> **PROBLEM DETAILS**
With the pictures omitted, write out the entries that follow exactly as they stand.

(Records excerpted from a collection)
::::

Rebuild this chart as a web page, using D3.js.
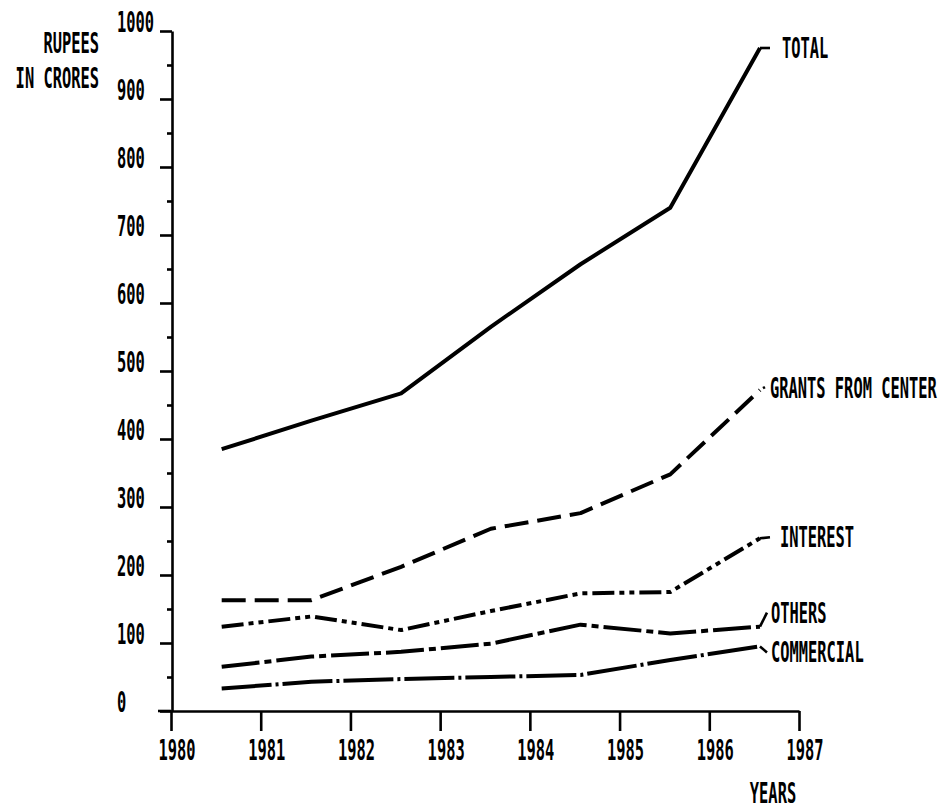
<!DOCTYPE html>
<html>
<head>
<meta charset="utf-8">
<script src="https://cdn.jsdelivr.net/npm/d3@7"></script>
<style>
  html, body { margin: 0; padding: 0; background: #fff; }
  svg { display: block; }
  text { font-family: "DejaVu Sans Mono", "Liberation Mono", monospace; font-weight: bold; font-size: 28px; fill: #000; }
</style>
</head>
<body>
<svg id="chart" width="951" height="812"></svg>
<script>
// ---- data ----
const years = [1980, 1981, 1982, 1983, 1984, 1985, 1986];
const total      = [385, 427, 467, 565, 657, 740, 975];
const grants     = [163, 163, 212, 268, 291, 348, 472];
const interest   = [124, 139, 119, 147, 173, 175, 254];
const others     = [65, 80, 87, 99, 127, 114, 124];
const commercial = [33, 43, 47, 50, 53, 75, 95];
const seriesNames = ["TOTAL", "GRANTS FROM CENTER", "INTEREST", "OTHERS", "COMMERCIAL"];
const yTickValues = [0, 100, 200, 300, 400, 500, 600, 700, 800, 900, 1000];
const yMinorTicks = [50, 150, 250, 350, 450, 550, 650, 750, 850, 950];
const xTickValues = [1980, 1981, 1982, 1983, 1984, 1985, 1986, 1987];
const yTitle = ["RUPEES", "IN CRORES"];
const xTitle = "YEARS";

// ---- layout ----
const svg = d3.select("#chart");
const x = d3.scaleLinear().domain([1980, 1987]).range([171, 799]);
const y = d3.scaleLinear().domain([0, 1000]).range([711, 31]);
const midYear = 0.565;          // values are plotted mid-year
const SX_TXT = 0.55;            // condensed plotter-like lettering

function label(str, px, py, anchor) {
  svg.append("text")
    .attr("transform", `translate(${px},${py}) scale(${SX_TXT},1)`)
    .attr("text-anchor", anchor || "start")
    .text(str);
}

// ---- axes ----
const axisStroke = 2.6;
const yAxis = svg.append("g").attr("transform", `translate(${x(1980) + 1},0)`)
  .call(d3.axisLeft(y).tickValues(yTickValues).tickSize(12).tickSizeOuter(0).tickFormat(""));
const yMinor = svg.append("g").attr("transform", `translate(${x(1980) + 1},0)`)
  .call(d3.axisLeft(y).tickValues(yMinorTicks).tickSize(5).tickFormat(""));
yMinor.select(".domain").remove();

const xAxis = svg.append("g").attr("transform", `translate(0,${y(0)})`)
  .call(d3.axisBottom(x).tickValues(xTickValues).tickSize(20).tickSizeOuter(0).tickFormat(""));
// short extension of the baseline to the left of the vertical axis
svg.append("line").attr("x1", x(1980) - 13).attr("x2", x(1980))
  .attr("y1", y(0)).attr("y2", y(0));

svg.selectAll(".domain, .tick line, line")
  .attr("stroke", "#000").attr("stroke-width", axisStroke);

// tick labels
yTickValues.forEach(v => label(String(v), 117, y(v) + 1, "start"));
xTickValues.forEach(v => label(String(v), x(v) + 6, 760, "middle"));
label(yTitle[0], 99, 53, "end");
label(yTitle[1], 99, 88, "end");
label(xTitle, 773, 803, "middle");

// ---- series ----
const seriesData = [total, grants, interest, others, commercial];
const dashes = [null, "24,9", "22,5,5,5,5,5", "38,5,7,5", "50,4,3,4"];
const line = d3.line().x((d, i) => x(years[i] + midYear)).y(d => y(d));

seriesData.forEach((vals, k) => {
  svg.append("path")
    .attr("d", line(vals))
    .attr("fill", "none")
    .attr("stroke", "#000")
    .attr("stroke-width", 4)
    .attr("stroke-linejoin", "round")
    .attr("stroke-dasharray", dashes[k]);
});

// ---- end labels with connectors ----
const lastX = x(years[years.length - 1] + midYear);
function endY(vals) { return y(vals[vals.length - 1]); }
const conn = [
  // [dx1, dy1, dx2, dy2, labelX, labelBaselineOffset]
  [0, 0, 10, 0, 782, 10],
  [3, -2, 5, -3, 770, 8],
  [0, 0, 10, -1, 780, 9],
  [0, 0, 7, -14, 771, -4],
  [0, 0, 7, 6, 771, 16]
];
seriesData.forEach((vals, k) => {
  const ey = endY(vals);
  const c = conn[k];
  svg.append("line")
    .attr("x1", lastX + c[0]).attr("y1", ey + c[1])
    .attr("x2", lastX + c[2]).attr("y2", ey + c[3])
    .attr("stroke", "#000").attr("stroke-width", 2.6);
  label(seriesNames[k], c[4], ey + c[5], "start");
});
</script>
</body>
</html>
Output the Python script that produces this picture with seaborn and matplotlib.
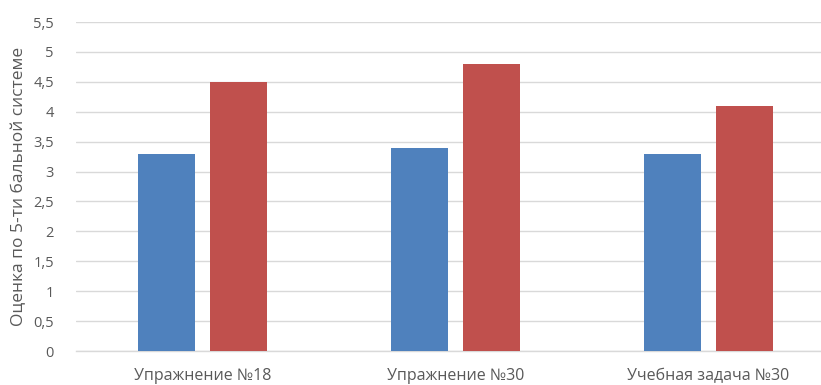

::::

> **EXERCISE ANSWER**
Rebuild this chart as a web page, using D3.js.
<!DOCTYPE html>
<html>
<head>
<meta charset="utf-8">
<script src="https://cdn.jsdelivr.net/npm/d3@7"></script>
<style>
  html, body { margin: 0; padding: 0; background: #fff; }
  svg { display: block; }
  text { font-family: "DejaVu Sans Mono", "Liberation Mono", monospace; font-weight: bold; font-size: 28px; fill: #000; }
</style>
</head>
<body>
<svg id="chart" width="951" height="812"></svg>
<script>
// ---- data ----
const years = [1980, 1981, 1982, 1983, 1984, 1985, 1986];
const total      = [385, 427, 467, 565, 657, 740, 975];
const grants     = [163, 163, 212, 268, 291, 348, 472];
const interest   = [124, 139, 119, 147, 173, 175, 254];
const others     = [65, 80, 87, 99, 127, 114, 124];
const commercial = [33, 43, 47, 50, 53, 75, 95];
const seriesNames = ["TOTAL", "GRANTS FROM CENTER", "INTEREST", "OTHERS", "COMMERCIAL"];
const yTickValues = [0, 100, 200, 300, 400, 500, 600, 700, 800, 900, 1000];
const yMinorTicks = [50, 150, 250, 350, 450, 550, 650, 750, 850, 950];
const xTickValues = [1980, 1981, 1982, 1983, 1984, 1985, 1986, 1987];
const yTitle = ["RUPEES", "IN CRORES"];
const xTitle = "YEARS";

// ---- layout ----
const svg = d3.select("#chart");
const x = d3.scaleLinear().domain([1980, 1987]).range([171, 799]);
const y = d3.scaleLinear().domain([0, 1000]).range([711, 31]);
const midYear = 0.565;          // values are plotted mid-year
const SX_TXT = 0.55;            // condensed plotter-like lettering

function label(str, px, py, anchor) {
  svg.append("text")
    .attr("transform", `translate(${px},${py}) scale(${SX_TXT},1)`)
    .attr("text-anchor", anchor || "start")
    .text(str);
}

// ---- axes ----
const axisStroke = 2.6;
const yAxis = svg.append("g").attr("transform", `translate(${x(1980) + 1},0)`)
  .call(d3.axisLeft(y).tickValues(yTickValues).tickSize(12).tickSizeOuter(0).tickFormat(""));
const yMinor = svg.append("g").attr("transform", `translate(${x(1980) + 1},0)`)
  .call(d3.axisLeft(y).tickValues(yMinorTicks).tickSize(5).tickFormat(""));
yMinor.select(".domain").remove();

const xAxis = svg.append("g").attr("transform", `translate(0,${y(0)})`)
  .call(d3.axisBottom(x).tickValues(xTickValues).tickSize(20).tickSizeOuter(0).tickFormat(""));
// short extension of the baseline to the left of the vertical axis
svg.append("line").attr("x1", x(1980) - 13).attr("x2", x(1980))
  .attr("y1", y(0)).attr("y2", y(0));

svg.selectAll(".domain, .tick line, line")
  .attr("stroke", "#000").attr("stroke-width", axisStroke);

// tick labels
yTickValues.forEach(v => label(String(v), 117, y(v) + 1, "start"));
xTickValues.forEach(v => label(String(v), x(v) + 6, 760, "middle"));
label(yTitle[0], 99, 53, "end");
label(yTitle[1], 99, 88, "end");
label(xTitle, 773, 803, "middle");

// ---- series ----
const seriesData = [total, grants, interest, others, commercial];
const dashes = [null, "24,9", "22,5,5,5,5,5", "38,5,7,5", "50,4,3,4"];
const line = d3.line().x((d, i) => x(years[i] + midYear)).y(d => y(d));

seriesData.forEach((vals, k) => {
  svg.append("path")
    .attr("d", line(vals))
    .attr("fill", "none")
    .attr("stroke", "#000")
    .attr("stroke-width", 4)
    .attr("stroke-linejoin", "round")
    .attr("stroke-dasharray", dashes[k]);
});

// ---- end labels with connectors ----
const lastX = x(years[years.length - 1] + midYear);
function endY(vals) { return y(vals[vals.length - 1]); }
const conn = [
  // [dx1, dy1, dx2, dy2, labelX, labelBaselineOffset]
  [0, 0, 10, 0, 782, 10],
  [3, -2, 5, -3, 770, 8],
  [0, 0, 10, -1, 780, 9],
  [0, 0, 7, -14, 771, -4],
  [0, 0, 7, 6, 771, 16]
];
seriesData.forEach((vals, k) => {
  const ey = endY(vals);
  const c = conn[k];
  svg.append("line")
    .attr("x1", lastX + c[0]).attr("y1", ey + c[1])
    .attr("x2", lastX + c[2]).attr("y2", ey + c[3])
    .attr("stroke", "#000").attr("stroke-width", 2.6);
  label(seriesNames[k], c[4], ey + c[5], "start");
});
</script>
</body>
</html>
Output the Python script that produces this picture with seaborn and matplotlib.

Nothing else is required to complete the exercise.